↓

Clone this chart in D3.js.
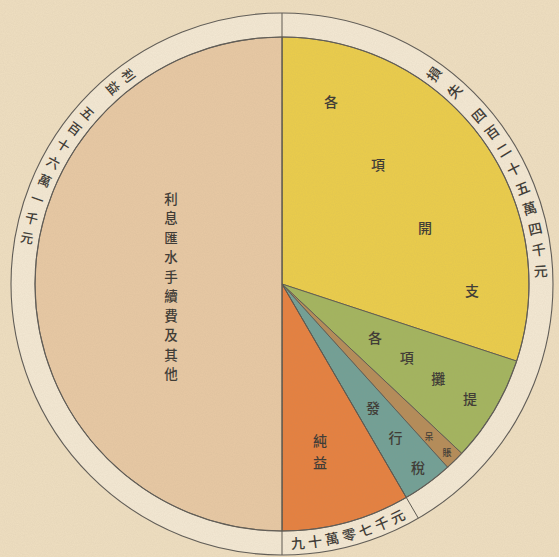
<!DOCTYPE html>
<html><head><meta charset="utf-8">
<script src="https://cdn.jsdelivr.net/npm/d3@7"></script>
<style>html,body{margin:0;padding:0;background:#efdfc1;}svg{display:block;}</style>
</head><body>
<svg id="c" width="559" height="557"></svg>
<script>
// ---- data ----
const categories = ["各項開支", "各項攤提", "呆賬", "發行稅", "純益", "利息匯水手續費及其他"];
const values = [3102000, 720000, 132000, 341000, 866000, 5161000];
const colors = ["#ebcd4a", "#a3b55e", "#b58c58", "#71a096", "#e6803f", "#e8c9a4"];
const ringTexts = ["利益", "五百十六萬一千元", "損失", "四百二十五萬四千元", "九十萬零七千元"];

// ---- layout ----
const W = 559, H = 557, cx = 282, cy = 284, R = 247, Ro = 271, Rm = 259;
const svg = d3.select("#c");
const font = "'Noto Sans CJK TC','Noto Sans CJK SC',sans-serif";
const ink = "#3b3833";

// paper texture
const defs = svg.append("defs");
const f = defs.append("filter").attr("id", "paper").attr("x", 0).attr("y", 0).attr("width", "100%").attr("height", "100%");
f.append("feTurbulence").attr("type", "fractalNoise").attr("baseFrequency", 0.9).attr("numOctaves", 2).attr("seed", 3);
f.append("feColorMatrix").attr("type", "matrix").attr("values", "0 0 0 0 0.35  0 0 0 0 0.28  0 0 0 0 0.2  0 0 0 0.12 0");

svg.append("rect").attr("width", W).attr("height", H).attr("fill", "#efdfc1");

const g = svg.append("g").attr("transform", `translate(${cx},${cy})`);

// ring
g.append("path")
  .attr("d", d3.arc().innerRadius(R).outerRadius(Ro)({startAngle: 0, endAngle: 2 * Math.PI}))
  .attr("fill", "#f4e9d4");
g.append("circle").attr("r", Ro).attr("fill", "none").attr("stroke", "#5d5a55").attr("stroke-width", 1.1);

// pie
const pie = d3.pie().sort(null).value(d => d)(values);
const arc = d3.arc().innerRadius(0).outerRadius(R);
g.selectAll("path.slice").data(pie).join("path")
  .attr("class", "slice")
  .attr("d", arc)
  .attr("fill", (d, i) => colors[i])
  .attr("stroke", "#5a574f").attr("stroke-width", 0.9);
g.append("circle").attr("r", R).attr("fill", "none").attr("stroke", "#5d5a55").attr("stroke-width", 1.1);

// divider lines extending through ring
const polar = (a, r) => [r * Math.sin(a), -r * Math.cos(a)];
[pie[0].startAngle, pie[4].startAngle, pie[5].startAngle].forEach(a => {
  const p = polar(a, Ro);
  g.append("line").attr("x1", 0).attr("y1", 0).attr("x2", p[0]).attr("y2", p[1])
    .attr("stroke", "#5a574f").attr("stroke-width", 1);
});

// slice labels: characters evenly spaced between two offsets from centre
const sliceLabelLayout = [
  {i: 0, from: [49, -183], to: [190, 6], size: 14},
  {i: 1, from: [93, 53], to: [188, 114], size: 14},
  {i: 2, from: [147, 152], to: [165, 168], size: 9},
  {i: 3, from: [91, 123], to: [136, 183], size: 14},
  {i: 4, from: [38, 156], to: [38, 178], size: 14},
  {i: 5, from: [-111, -86], to: [-111, 89], size: 13.5}
];
sliceLabelLayout.forEach(L => {
  const chars = Array.from(categories[L.i]);
  const n = chars.length;
  chars.forEach((ch, k) => {
    const t = n > 1 ? k / (n - 1) : 0;
    g.append("text")
      .attr("x", L.from[0] + (L.to[0] - L.from[0]) * t)
      .attr("y", L.from[1] + (L.to[1] - L.from[1]) * t)
      .attr("text-anchor", "middle").attr("dominant-baseline", "central")
      .attr("font-family", font).attr("font-size", L.size).attr("font-weight", 500)
      .attr("fill", ink).text(ch);
  });
});

// ring labels: start angle (deg), step (deg), rotation mode
const ringLayout = [
  {i: 0, start: -36.3, step: -4.3, mode: "ccw", size: 13},
  {i: 1, start: -48.6, step: -4.43, mode: "ccw", size: 13},
  {i: 2, start: 35.8, step: 5.9, mode: "cw", size: 14},
  {i: 3, start: 49.3, step: 4.71, mode: "cw", size: 14},
  {i: 4, start: 176.5, step: -3.82, mode: "bottom", size: 14}
];
ringLayout.forEach(L => {
  Array.from(ringTexts[L.i]).forEach((ch, k) => {
    const deg = L.start + L.step * k;
    const a = deg * Math.PI / 180;
    const p = polar(a, Rm);
    let rot = L.mode === "ccw" ? deg + 90 : L.mode === "cw" ? deg - 90 : deg - 180;
    g.append("text")
      .attr("transform", `translate(${p[0]},${p[1]}) rotate(${rot})`)
      .attr("text-anchor", "middle").attr("dominant-baseline", "central")
      .attr("font-family", font).attr("font-size", L.size).attr("font-weight", 500)
      .attr("fill", ink).text(ch);
  });
});

svg.append("rect").attr("width", W).attr("height", H).attr("filter", "url(#paper)").attr("pointer-events", "none");
</script>
</body></html>
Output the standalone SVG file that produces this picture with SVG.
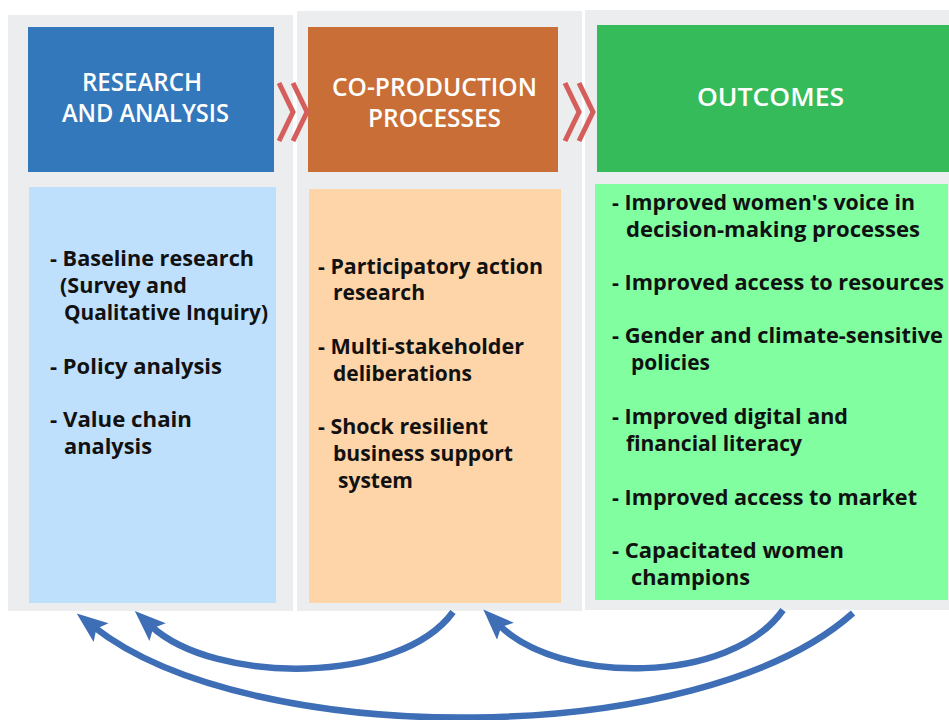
<svg xmlns="http://www.w3.org/2000/svg" width="949" height="720" viewBox="0 0 949 720">
  <style>
    .panel { fill: #ECEDEF; }
    .head { fill: #FFFFFF; font-family: "Open Sans", "Noto Sans", sans-serif; font-weight: 600; font-size: 25px; }
    .body { fill: #111111; font-family: "Open Sans", "Noto Sans", sans-serif; font-weight: 700; font-size: 21px; }
    .chev { fill: none; stroke: #D45E5C; stroke-width: 5; stroke-linejoin: miter; stroke-miterlimit: 10; }
    .loop { fill: none; stroke: #3D6EB6; stroke-width: 6.5; marker-end: url(#head); }
  </style>
  <defs>
    <marker id="head" markerUnits="userSpaceOnUse" markerWidth="36" markerHeight="26" refX="11" refY="12" orient="auto">
      <path d="M33,12 L2,0 L8,12 L2,24 Z" fill="#3D6EB6"/>
    </marker>
  </defs>
  <rect width="949" height="720" fill="#FFFFFF"/>

  <!-- Research and analysis -->
  <g id="research">
    <rect class="panel" x="8" y="15" width="285" height="596"/>
    <rect x="28" y="27" width="246" height="145" fill="#3478BC"/>
    <text class="head" x="82" y="91" textLength="120" lengthAdjust="spacingAndGlyphs">RESEARCH</text>
    <text class="head" x="62" y="122" textLength="167" lengthAdjust="spacingAndGlyphs">AND ANALYSIS</text>
    <rect x="29" y="187" width="247" height="416" fill="#BFE0FC"/>
    <text class="body" x="50" y="266" textLength="204" lengthAdjust="spacingAndGlyphs">- Baseline research</text>
    <text class="body" x="60" y="293" textLength="127" lengthAdjust="spacingAndGlyphs">(Survey and</text>
    <text class="body" x="64" y="320" textLength="204" lengthAdjust="spacingAndGlyphs">Qualitative Inquiry)</text>
    <text class="body" x="50" y="374" textLength="172" lengthAdjust="spacingAndGlyphs">- Policy analysis</text>
    <text class="body" x="50" y="427" textLength="142" lengthAdjust="spacingAndGlyphs">- Value chain</text>
    <text class="body" x="64" y="454" textLength="88" lengthAdjust="spacingAndGlyphs">analysis</text>
  </g>

  <!-- Co-production processes -->
  <g id="coproduction">
    <rect class="panel" x="297" y="11" width="285" height="600"/>
    <rect x="308" y="27" width="250" height="145" fill="#C86E36"/>
    <text class="head" x="332" y="96" textLength="205" lengthAdjust="spacingAndGlyphs">CO-PRODUCTION</text>
    <text class="head" x="368" y="127" textLength="133" lengthAdjust="spacingAndGlyphs">PROCESSES</text>
    <rect x="309" y="189" width="252" height="414" fill="#FED5A8"/>
    <text class="body" x="318" y="274" textLength="225" lengthAdjust="spacingAndGlyphs">- Participatory action</text>
    <text class="body" x="333" y="300" textLength="92" lengthAdjust="spacingAndGlyphs">research</text>
    <text class="body" x="318" y="354" textLength="206" lengthAdjust="spacingAndGlyphs">- Multi-stakeholder</text>
    <text class="body" x="333" y="381" textLength="139" lengthAdjust="spacingAndGlyphs">deliberations</text>
    <text class="body" x="318" y="434" textLength="170" lengthAdjust="spacingAndGlyphs">- Shock resilient</text>
    <text class="body" x="333" y="461" textLength="180" lengthAdjust="spacingAndGlyphs">business support</text>
    <text class="body" x="338" y="488" textLength="75" lengthAdjust="spacingAndGlyphs">system</text>
  </g>

  <!-- Outcomes -->
  <g id="outcomes">
    <rect class="panel" x="585" y="10" width="364" height="600"/>
    <rect x="597" y="25" width="352" height="147" fill="#36BB5A"/>
    <text class="head" x="697" y="106" textLength="147" lengthAdjust="spacingAndGlyphs">OUTCOMES</text>
    <rect x="595" y="184" width="353" height="416" fill="#80FEA0"/>
    <text class="body" x="612" y="210" textLength="303" lengthAdjust="spacingAndGlyphs">- Improved women's voice in</text>
    <text class="body" x="626" y="237" textLength="294" lengthAdjust="spacingAndGlyphs">decision-making processes</text>
    <text class="body" x="612" y="290" textLength="332" lengthAdjust="spacingAndGlyphs">- Improved access to resources</text>
    <text class="body" x="612" y="343" textLength="331" lengthAdjust="spacingAndGlyphs">- Gender and climate-sensitive</text>
    <text class="body" x="631" y="370" textLength="79" lengthAdjust="spacingAndGlyphs">policies</text>
    <text class="body" x="612" y="424" textLength="236" lengthAdjust="spacingAndGlyphs">- Improved digital and</text>
    <text class="body" x="626" y="451" textLength="176" lengthAdjust="spacingAndGlyphs">financial literacy</text>
    <text class="body" x="612" y="505" textLength="305" lengthAdjust="spacingAndGlyphs">- Improved access to market</text>
    <text class="body" x="612" y="558" textLength="232" lengthAdjust="spacingAndGlyphs">- Capacitated women</text>
    <text class="body" x="631" y="585" textLength="119" lengthAdjust="spacingAndGlyphs">champions</text>
  </g>

  <!-- Connectors: forward chevrons and feedback loops -->
  <g id="connectors">
    <polyline class="chev" points="279,83 293,112 279,141"/>
    <polyline class="chev" points="293,83 307,112 293,141"/>
    <polyline class="chev" points="565,83 579,112 565,141"/>
    <polyline class="chev" points="579,83 593,112 579,141"/>
    <path class="loop" d="M453,612 C400,685 215,685 151,626"/>
    <path class="loop" d="M783,610 C730,685 560,685 499,625"/>
    <path class="loop" d="M853,613 C700,750 250,750 94,627"/>
  </g>
</svg>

↑

Using the listing above, show each line holding the string "this".

Response to the task:
Clone this chart in D3.js.
Output the standalone SVG file that produces this picture with SVG.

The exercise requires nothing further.